━━━ DATASET CONTENT

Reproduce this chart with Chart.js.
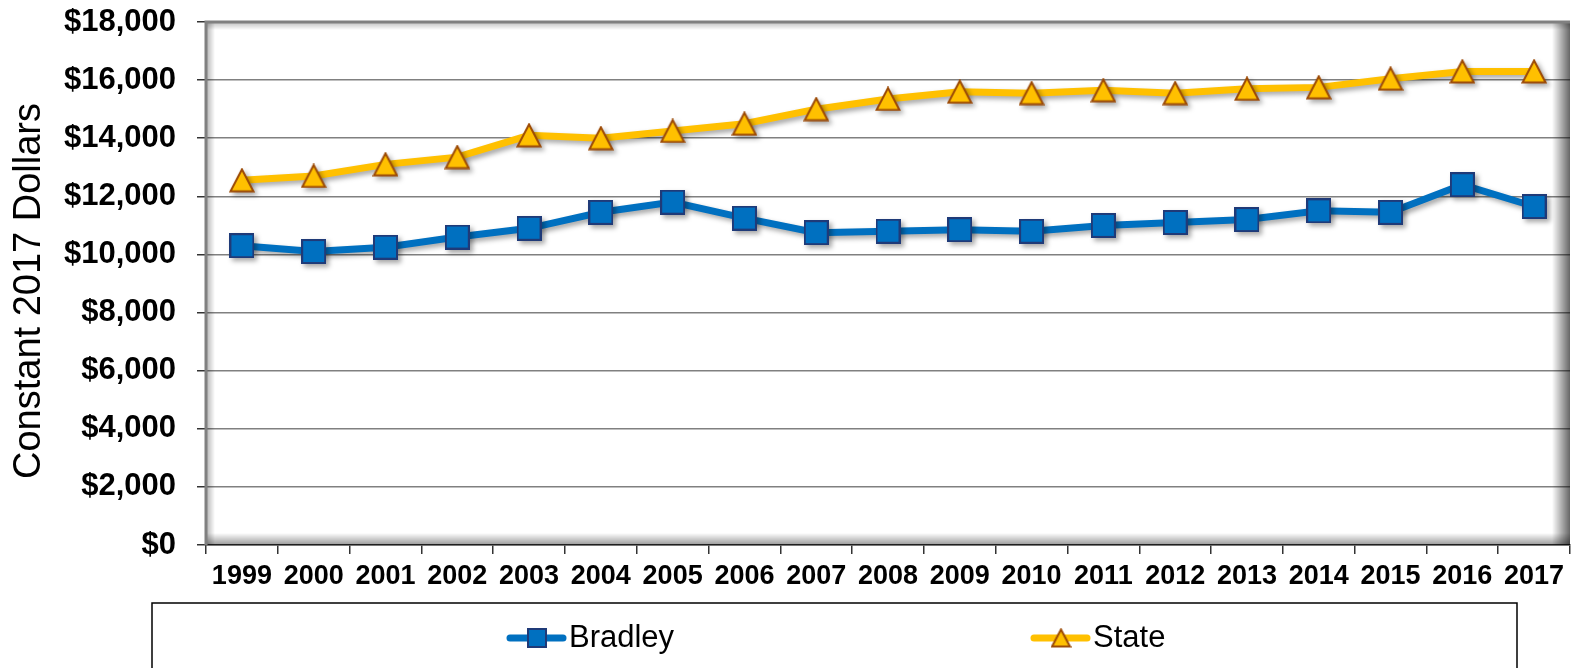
<!DOCTYPE html>
<html>
<head>
<meta charset="utf-8">
<script src="https://cdn.jsdelivr.net/npm/chart.js@4.4.1/dist/chart.umd.min.js"></script>
<style>
    html, body { margin: 0; background: #fff; overflow: hidden; }
    canvas { display: block; }
</style>
</head>
<body>
<canvas id="spendingChart" width="1572" height="668"></canvas>
<script>
const years = ['1999', '2000', '2001', '2002', '2003', '2004', '2005', '2006', '2007', '2008',
               '2009', '2010', '2011', '2012', '2013', '2014', '2015', '2016', '2017'];
const bradley = [10300, 10100, 10250, 10600, 10900, 11450, 11800, 11250, 10750, 10800,
                 10850, 10800, 11000, 11100, 11200, 11500, 11450, 12400, 11650];
const state = [12550, 12700, 13100, 13350, 14100, 14000, 14250, 14500, 15000, 15350,
               15600, 15550, 15650, 15550, 15700, 15750, 16050, 16300, 16300];
const yTicks = [0, 2000, 4000, 6000, 8000, 10000, 12000, 14000, 16000, 18000];
const yTitle = 'Constant 2017 Dollars';

const FONT = 'Liberation Sans';

// Small canvases used as point markers
function makeSquare(size, fill, stroke) {
    const c = document.createElement('canvas');
    c.width = size; c.height = size;
    const g = c.getContext('2d');
    g.fillStyle = fill;
    g.fillRect(0, 0, size, size);
    g.strokeStyle = stroke;
    g.lineWidth = 2;
    g.strokeRect(1, 1, size - 2, size - 2);
    return c;
}

function makeTriangle(w, h, fill, stroke) {
    const c = document.createElement('canvas');
    c.width = w; c.height = h;
    const g = c.getContext('2d');
    g.beginPath();
    g.moveTo(w / 2, 1.5);
    g.lineTo(w - 1.5, h - 1.5);
    g.lineTo(1.5, h - 1.5);
    g.closePath();
    g.fillStyle = fill;
    g.fill();
    g.strokeStyle = stroke;
    g.lineWidth = 2;
    g.stroke();
    return c;
}

const blue = '#0070C0', navy = '#1F3A78';
const gold = '#FFC000', brown = '#9C4A06';

const markers = {
    Bradley: { plot: makeSquare(25, blue, navy), legend: makeSquare(20, blue, navy) },
    State: { plot: makeTriangle(26, 25, gold, brown), legend: makeTriangle(21, 20, gold, brown) }
};

// Inset frame + drop shadow under the series
const framePlugin = {
    id: 'frame',
    beforeDatasetsDraw(chart) {
        const { ctx, chartArea: a } = chart;
        const edge = (x0, y0, x1, y1, alpha, rect) => {
            const gr = ctx.createLinearGradient(x0, y0, x1, y1);
            gr.addColorStop(0, `rgba(0,0,0,${alpha})`);
            gr.addColorStop(1, 'rgba(0,0,0,0)');
            ctx.fillStyle = gr;
            ctx.fillRect(...rect);
        };
        ctx.save();
        edge(a.left, 0, a.left + 9, 0, 0.3, [a.left, a.top, 9, a.height]);
        edge(0, a.top, 0, a.top + 8, 0.25, [a.left, a.top, a.width, 8]);
        edge(a.right, 0, a.right - 18, 0, 0.6, [a.right - 18, a.top, 18, a.height]);
        edge(0, a.bottom, 0, a.bottom - 12, 0.4, [a.left, a.bottom - 12, a.width, 12]);
        ctx.strokeStyle = '#808080';
        ctx.lineWidth = 3;
        ctx.beginPath();
        ctx.moveTo(a.left, a.bottom);
        ctx.lineTo(a.left, a.top);
        ctx.lineTo(a.right, a.top);
        ctx.stroke();
        ctx.restore();

        ctx.save();
        ctx.shadowColor = 'rgba(0,0,0,0.35)';
        ctx.shadowBlur = 5;
        ctx.shadowOffsetX = 3;
        ctx.shadowOffsetY = 3;
    },
    afterDatasetsDraw(chart) {
        chart.ctx.restore();
    }
};

// Rotated y-axis title, sits a little below the axis centre like the original
const yTitlePlugin = {
    id: 'yTitle',
    afterDraw(chart) {
        const ctx = chart.ctx;
        ctx.save();
        ctx.translate(30, 291);
        ctx.rotate(-Math.PI / 2);
        ctx.fillStyle = '#000';
        ctx.font = `38px "${FONT}"`;
        ctx.textAlign = 'center';
        ctx.textBaseline = 'middle';
        ctx.fillText(yTitle, 0, 0);
        ctx.restore();
    }
};

// Legend box below the chart
const legendBoxPlugin = {
    id: 'legendBox',
    afterDraw(chart) {
        const ctx = chart.ctx;
        const itemX = [507, 1031];
        const y = 638;
        ctx.save();
        ctx.strokeStyle = '#000';
        ctx.lineWidth = 1.5;
        ctx.beginPath();
        ctx.moveTo(152, 670);
        ctx.lineTo(152, 603);
        ctx.lineTo(1517, 603);
        ctx.lineTo(1517, 670);
        ctx.stroke();

        chart.data.datasets.forEach((ds, i) => {
            const x = itemX[i];
            ctx.strokeStyle = ds.borderColor;
            ctx.lineWidth = 7;
            ctx.lineCap = 'round';
            ctx.beginPath();
            ctx.moveTo(x + 3, y);
            ctx.lineTo(x + 56, y);
            ctx.stroke();
            const m = markers[ds.label].legend;
            ctx.drawImage(m, x + 30 - m.width / 2, y - m.height / 2);
            ctx.fillStyle = '#000';
            ctx.font = `31px "${FONT}"`;
            ctx.textBaseline = 'middle';
            ctx.fillText(ds.label, x + 62, y);
        });
        ctx.restore();
    }
};

function initChart() {
    const ctx = document.getElementById('spendingChart').getContext('2d');
    new Chart(ctx, {
        type: 'line',
        data: {
            labels: years,
            datasets: [
                {
                    label: 'Bradley',
                    data: bradley,
                    borderColor: blue,
                    backgroundColor: blue,
                    borderWidth: 7,
                    pointStyle: markers.Bradley.plot,
                    pointRadius: 12,
                    tension: 0
                },
                {
                    label: 'State',
                    data: state,
                    borderColor: gold,
                    backgroundColor: gold,
                    borderWidth: 7,
                    pointStyle: markers.State.plot,
                    pointRadius: 12,
                    tension: 0
                }
            ]
        },
        options: {
            responsive: false,
            animation: false,
            events: [],
            layout: { autoPadding: false, padding: { top: 22, right: 2, left: 0, bottom: 0 } },
            plugins: {
                legend: { display: false },
                tooltip: { enabled: false }
            },
            scales: {
                x: {
                    offset: true,
                    grid: { offset: true, drawOnChartArea: false, tickLength: 9, color: '#333', lineWidth: 1.5 },
                    border: { color: '#333', width: 1.5 },
                    ticks: {
                        color: '#000',
                        font: { family: FONT, size: 27, weight: 'bold' },
                        padding: 6,
                        maxRotation: 0,
                        autoSkip: false
                    },
                    afterFit: s => {
                        s.height = 123;
                        s.paddingLeft = 0;
                        s.paddingRight = 0;
                    }
                },
                y: {
                    min: 0,
                    max: 18000,
                    afterBuildTicks: axis => { axis.ticks = yTicks.map(v => ({ value: v })); },
                    grid: { color: '#808080', lineWidth: 1.5, tickLength: 9, tickColor: '#333' },
                    border: { display: false },
                    ticks: {
                        color: '#000',
                        font: { family: FONT, size: 31, weight: 'bold' },
                        padding: 21,
                        callback: v => '$' + v.toLocaleString('en-US')
                    },
                    afterFit: s => {
                        s.width = 206;
                        s.paddingTop = 0;
                        s.paddingBottom = 0;
                    }
                }
            }
        },
        plugins: [framePlugin, yTitlePlugin, legendBoxPlugin]
    });
}

document.addEventListener('DOMContentLoaded', initChart);
</script>
</body>
</html>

━━━━━━

**STATED EXERCISE**
Restate the whole of the material word for word without the pictures.

**ANSWER FOR THE TASK**
Reproduce this chart with Chart.js.
<!DOCTYPE html>
<html>
<head>
<meta charset="utf-8">
<script src="https://cdn.jsdelivr.net/npm/chart.js@4.4.1/dist/chart.umd.min.js"></script>
<style>
    html, body { margin: 0; background: #fff; overflow: hidden; }
    canvas { display: block; }
</style>
</head>
<body>
<canvas id="spendingChart" width="1572" height="668"></canvas>
<script>
const years = ['1999', '2000', '2001', '2002', '2003', '2004', '2005', '2006', '2007', '2008',
               '2009', '2010', '2011', '2012', '2013', '2014', '2015', '2016', '2017'];
const bradley = [10300, 10100, 10250, 10600, 10900, 11450, 11800, 11250, 10750, 10800,
                 10850, 10800, 11000, 11100, 11200, 11500, 11450, 12400, 11650];
const state = [12550, 12700, 13100, 13350, 14100, 14000, 14250, 14500, 15000, 15350,
               15600, 15550, 15650, 15550, 15700, 15750, 16050, 16300, 16300];
const yTicks = [0, 2000, 4000, 6000, 8000, 10000, 12000, 14000, 16000, 18000];
const yTitle = 'Constant 2017 Dollars';

const FONT = 'Liberation Sans';

// Small canvases used as point markers
function makeSquare(size, fill, stroke) {
    const c = document.createElement('canvas');
    c.width = size; c.height = size;
    const g = c.getContext('2d');
    g.fillStyle = fill;
    g.fillRect(0, 0, size, size);
    g.strokeStyle = stroke;
    g.lineWidth = 2;
    g.strokeRect(1, 1, size - 2, size - 2);
    return c;
}

function makeTriangle(w, h, fill, stroke) {
    const c = document.createElement('canvas');
    c.width = w; c.height = h;
    const g = c.getContext('2d');
    g.beginPath();
    g.moveTo(w / 2, 1.5);
    g.lineTo(w - 1.5, h - 1.5);
    g.lineTo(1.5, h - 1.5);
    g.closePath();
    g.fillStyle = fill;
    g.fill();
    g.strokeStyle = stroke;
    g.lineWidth = 2;
    g.stroke();
    return c;
}

const blue = '#0070C0', navy = '#1F3A78';
const gold = '#FFC000', brown = '#9C4A06';

const markers = {
    Bradley: { plot: makeSquare(25, blue, navy), legend: makeSquare(20, blue, navy) },
    State: { plot: makeTriangle(26, 25, gold, brown), legend: makeTriangle(21, 20, gold, brown) }
};

// Inset frame + drop shadow under the series
const framePlugin = {
    id: 'frame',
    beforeDatasetsDraw(chart) {
        const { ctx, chartArea: a } = chart;
        const edge = (x0, y0, x1, y1, alpha, rect) => {
            const gr = ctx.createLinearGradient(x0, y0, x1, y1);
            gr.addColorStop(0, `rgba(0,0,0,${alpha})`);
            gr.addColorStop(1, 'rgba(0,0,0,0)');
            ctx.fillStyle = gr;
            ctx.fillRect(...rect);
        };
        ctx.save();
        edge(a.left, 0, a.left + 9, 0, 0.3, [a.left, a.top, 9, a.height]);
        edge(0, a.top, 0, a.top + 8, 0.25, [a.left, a.top, a.width, 8]);
        edge(a.right, 0, a.right - 18, 0, 0.6, [a.right - 18, a.top, 18, a.height]);
        edge(0, a.bottom, 0, a.bottom - 12, 0.4, [a.left, a.bottom - 12, a.width, 12]);
        ctx.strokeStyle = '#808080';
        ctx.lineWidth = 3;
        ctx.beginPath();
        ctx.moveTo(a.left, a.bottom);
        ctx.lineTo(a.left, a.top);
        ctx.lineTo(a.right, a.top);
        ctx.stroke();
        ctx.restore();

        ctx.save();
        ctx.shadowColor = 'rgba(0,0,0,0.35)';
        ctx.shadowBlur = 5;
        ctx.shadowOffsetX = 3;
        ctx.shadowOffsetY = 3;
    },
    afterDatasetsDraw(chart) {
        chart.ctx.restore();
    }
};

// Rotated y-axis title, sits a little below the axis centre like the original
const yTitlePlugin = {
    id: 'yTitle',
    afterDraw(chart) {
        const ctx = chart.ctx;
        ctx.save();
        ctx.translate(30, 291);
        ctx.rotate(-Math.PI / 2);
        ctx.fillStyle = '#000';
        ctx.font = `38px "${FONT}"`;
        ctx.textAlign = 'center';
        ctx.textBaseline = 'middle';
        ctx.fillText(yTitle, 0, 0);
        ctx.restore();
    }
};

// Legend box below the chart
const legendBoxPlugin = {
    id: 'legendBox',
    afterDraw(chart) {
        const ctx = chart.ctx;
        const itemX = [507, 1031];
        const y = 638;
        ctx.save();
        ctx.strokeStyle = '#000';
        ctx.lineWidth = 1.5;
        ctx.beginPath();
        ctx.moveTo(152, 670);
        ctx.lineTo(152, 603);
        ctx.lineTo(1517, 603);
        ctx.lineTo(1517, 670);
        ctx.stroke();

        chart.data.datasets.forEach((ds, i) => {
            const x = itemX[i];
            ctx.strokeStyle = ds.borderColor;
            ctx.lineWidth = 7;
            ctx.lineCap = 'round';
            ctx.beginPath();
            ctx.moveTo(x + 3, y);
            ctx.lineTo(x + 56, y);
            ctx.stroke();
            const m = markers[ds.label].legend;
            ctx.drawImage(m, x + 30 - m.width / 2, y - m.height / 2);
            ctx.fillStyle = '#000';
            ctx.font = `31px "${FONT}"`;
            ctx.textBaseline = 'middle';
            ctx.fillText(ds.label, x + 62, y);
        });
        ctx.restore();
    }
};

function initChart() {
    const ctx = document.getElementById('spendingChart').getContext('2d');
    new Chart(ctx, {
        type: 'line',
        data: {
            labels: years,
            datasets: [
                {
                    label: 'Bradley',
                    data: bradley,
                    borderColor: blue,
                    backgroundColor: blue,
                    borderWidth: 7,
                    pointStyle: markers.Bradley.plot,
                    pointRadius: 12,
                    tension: 0
                },
                {
                    label: 'State',
                    data: state,
                    borderColor: gold,
                    backgroundColor: gold,
                    borderWidth: 7,
                    pointStyle: markers.State.plot,
                    pointRadius: 12,
                    tension: 0
                }
            ]
        },
        options: {
            responsive: false,
            animation: false,
            events: [],
            layout: { autoPadding: false, padding: { top: 22, right: 2, left: 0, bottom: 0 } },
            plugins: {
                legend: { display: false },
                tooltip: { enabled: false }
            },
            scales: {
                x: {
                    offset: true,
                    grid: { offset: true, drawOnChartArea: false, tickLength: 9, color: '#333', lineWidth: 1.5 },
                    border: { color: '#333', width: 1.5 },
                    ticks: {
                        color: '#000',
                        font: { family: FONT, size: 27, weight: 'bold' },
                        padding: 6,
                        maxRotation: 0,
                        autoSkip: false
                    },
                    afterFit: s => {
                        s.height = 123;
                        s.paddingLeft = 0;
                        s.paddingRight = 0;
                    }
                },
                y: {
                    min: 0,
                    max: 18000,
                    afterBuildTicks: axis => { axis.ticks = yTicks.map(v => ({ value: v })); },
                    grid: { color: '#808080', lineWidth: 1.5, tickLength: 9, tickColor: '#333' },
                    border: { display: false },
                    ticks: {
                        color: '#000',
                        font: { family: FONT, size: 31, weight: 'bold' },
                        padding: 21,
                        callback: v => '$' + v.toLocaleString('en-US')
                    },
                    afterFit: s => {
                        s.width = 206;
                        s.paddingTop = 0;
                        s.paddingBottom = 0;
                    }
                }
            }
        },
        plugins: [framePlugin, yTitlePlugin, legendBoxPlugin]
    });
}

document.addEventListener('DOMContentLoaded', initChart);
</script>
</body>
</html>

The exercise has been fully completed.